COMPLEX TAXES, POWERFUL LAWYERS

No details were immediately available regarding who would lead the new U.S.-African effort or how its work would be structured. The Group of Seven leading industrial nations, as part of a drive against dirty money and terrorist financing, already has committed to share tax information and develop registries of shell companies, which are frequently used to hide the transfer of illicit funds.

Also under scrutiny are multinational corporations that use complex structures to reduce their profits in certain countries and lower their tax burdens.

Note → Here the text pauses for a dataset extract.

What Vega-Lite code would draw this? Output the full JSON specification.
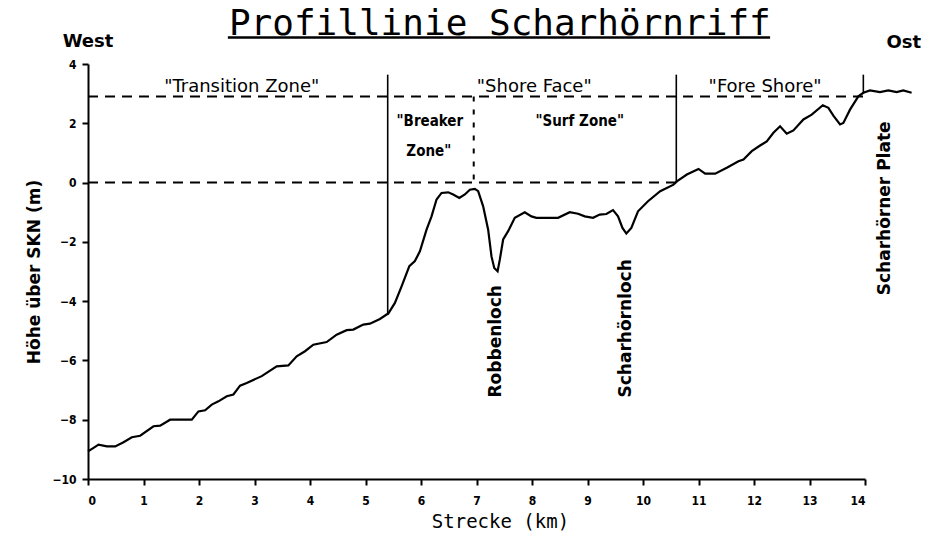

Sierra Leone's Foreign Minister Samura Kamara said in a separate interview that sometimes multinationals will form subsidiaries in joint partnership with governments and then load the subsidiary with debt, reducing any dividends the government had expected to receive.

"The tax structures used by multinationals must be addressed," he said, calling for greater transparency, particularly in the extractive industries.

One issue discussed at the summit was providing developing countries with expert technical assistance to negotiate fair contracts on oil, gas and mining with multinationals who seek to exploit the natural resources in their countries.

"It is important to get these contracts right," Kamara said. "Everyone acknowledges today we lack capacity to negotiate with these international companies - they are so powerful, they have so many lawyers, so much expertise and creative accounting."

Jubilee USA Network, a coalition of religious groups fighting poverty, called the U.S.-Africa summit's initiative to address illicit flows and corporate tax avoidance a step in the right direction.

"We know the problem, we know how to track it, and we even know how to stop it. The working group needs to implement tracking and enforcement measures sooner than later. The drain on Africa's resources is incredible," said Eric LeCompte, Jubilee USA's executive director.